Alessandra Rosabianca, psicologa psicoterapeuta

A. ROSABIANCA parla di
Come affrontare il momento della diagnosi

COME AFFRONTARE IL MOMENTO DELLA DIAGNOSI?

Quanti mesi, o forse anni, avete dovuto aspettare prima di avere una diagnosi?

Molti di voi, probabilmente, sono ancora in attesa.

Anni di fastidi, di dolori, di segnali cui non avete dato peso, o cui i medici non hanno dato peso.

Per qualcuno di voi l’esordio è stato acuto, per molti altri insidioso.

E poi quel giorno arriva. Quel fatidico momento in cui vi dicono che è psoriasi, artrite psoriasica, artrite reumatoide o qualche altra patologia reumatologica, autoimmune, infiammatoria ma soprattutto cronica.

Il momento della diagnosi può fissarsi nella memoria, cristallizzarsi nell’esperienza del singolo, dove il senso del tempo si perde e la mente inizia a vagare e a riempirsi di domande: oddio cosa vuol dire? E adesso come faccio? Che futuro mi aspetta? A chi lo posso dire? E se al lavoro lo scoprono? Si può sperimentare una sorta di distacco dalla realtà e la voce del medico sembra irreale e lontana; si è travolti da una serie di pensieri ed emozioni che ci allontanano dal presente. Oppure congeliamo i nostri vissuti, come se quella comunicazione non ci riguardasse, e abbiamo la sensazione che la cosa non ci stia toccando. Ma poi, magari, pensieri ed emozioni riemergono in altra forma, senza la nostra consapevolezza o padronanza.

Per qualcuno la diagnosi è invece una “liberazione”: dopo anni senza risposte, finalmente un nome che dà senso alla propria sofferenza e una possibilità di cura.

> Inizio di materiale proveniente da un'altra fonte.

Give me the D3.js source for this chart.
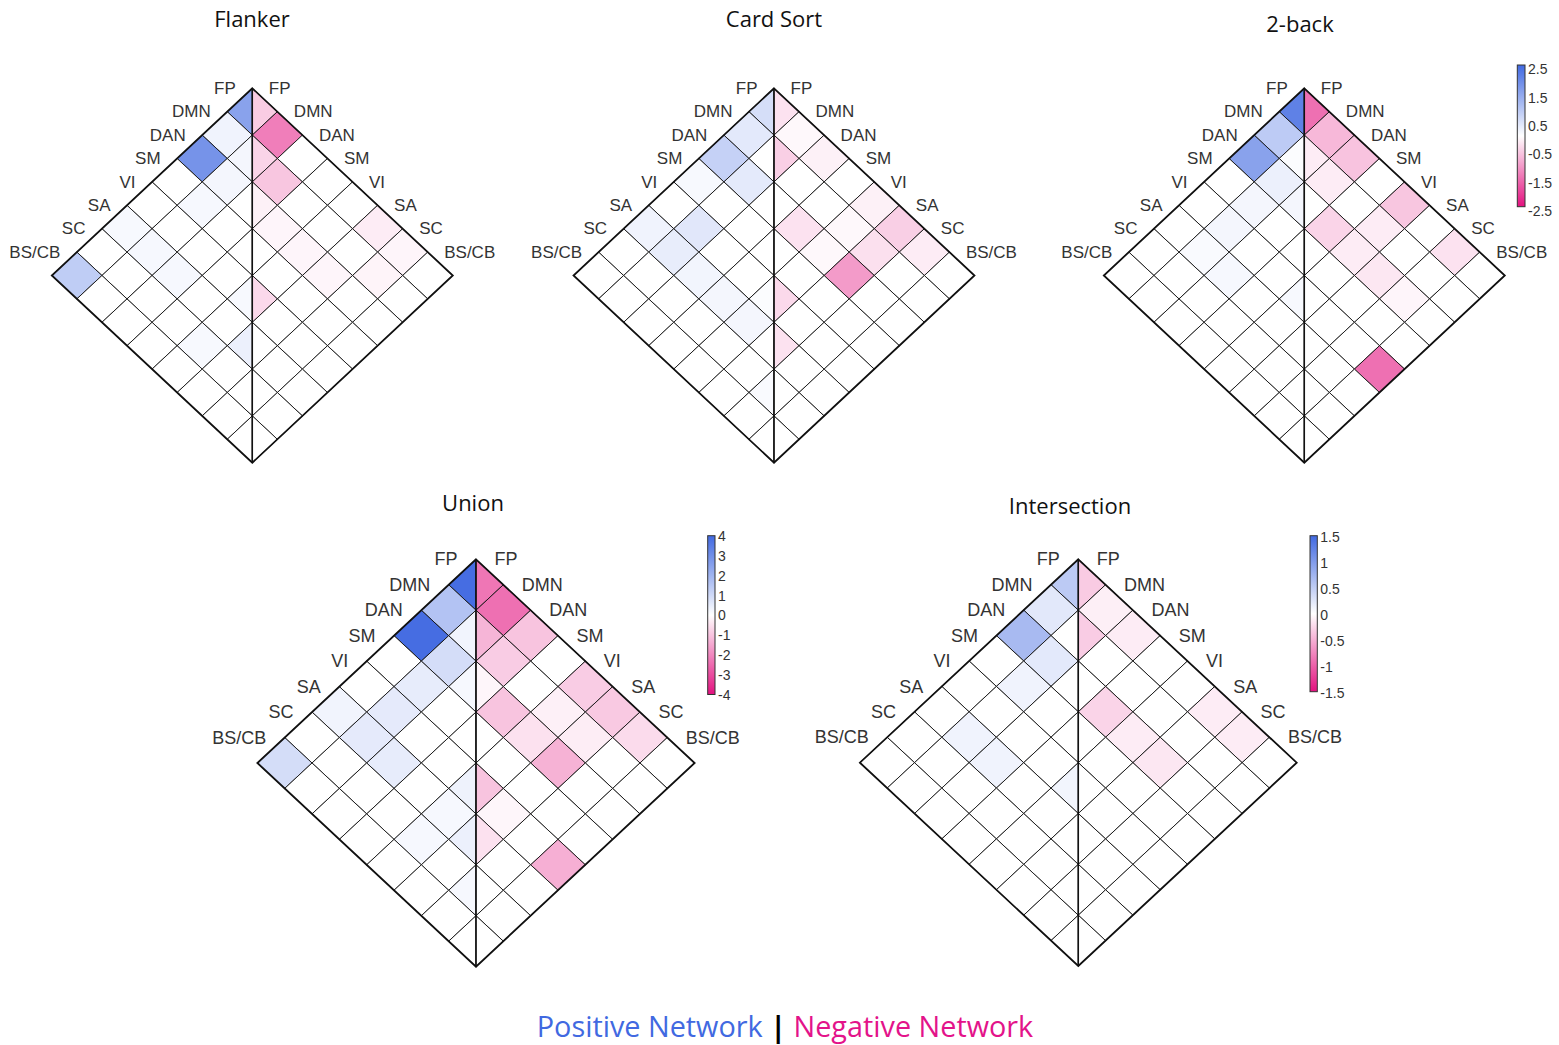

In ogni caso un momento di smarrimento è comprensibile, ed è lecito prendersi del tempo per elaborare quello che ci è stato detto. Un tempo che è soggettivo e che varia per ciascuno di noi e richiede un processo di adattamento. Un tempo che non scorre in maniera lineare, ma attraversa fasi differenti, nelle quali emergeranno emozioni, bisogni, riflessioni, dubbi.

Per questo vi suggerisco di cercare un canale di comunicazione con i vostri curanti, come può essere una e-mail, per i momenti di necessità.

Prendete nota di quello che via via vi succede e segnatevi le domande che sono rimaste senza risposta, per poterle condividere alla prossima visita, così da non dimenticare nulla. Una buona alleanza con l’equipe di sanitari che vi segue rappresenta sicuramente un fattore positivo nell’affrontare la malattia.

Non abbiate il timore di chiedere l’aiuto di un professionista che vi supporti anche da un punto di vista psicologico, vi sostenga nell’elaborazione della diagnosi, nella comprensione e gestione di eventuali vissuti ansioso-depressivi che possono insorgere, e che vi aiuti ad attivare risorse utili ai fini della gestione della patologia.

Può essere poi che il momento della diagnosi venga vissuto come uno spartiacque: c’è un prima e un dopo. Una specie di frattura nella continuità narrativa della nostra vita. Una “discontinuità biografica” con una conseguente “revisione” volta a integrare, nella propria identità e nell’immagine di sé, questo nuovo elemento.

Nel far questo ricordatevi che voi non siete la vostra malattia! Voi siete qualcosa di molto più complesso, articolato e sfaccettato di una diagnosi! Voi siete persone, individui unici e irripetibili, protagonisti della vostra vita e del vostro percorso di cura.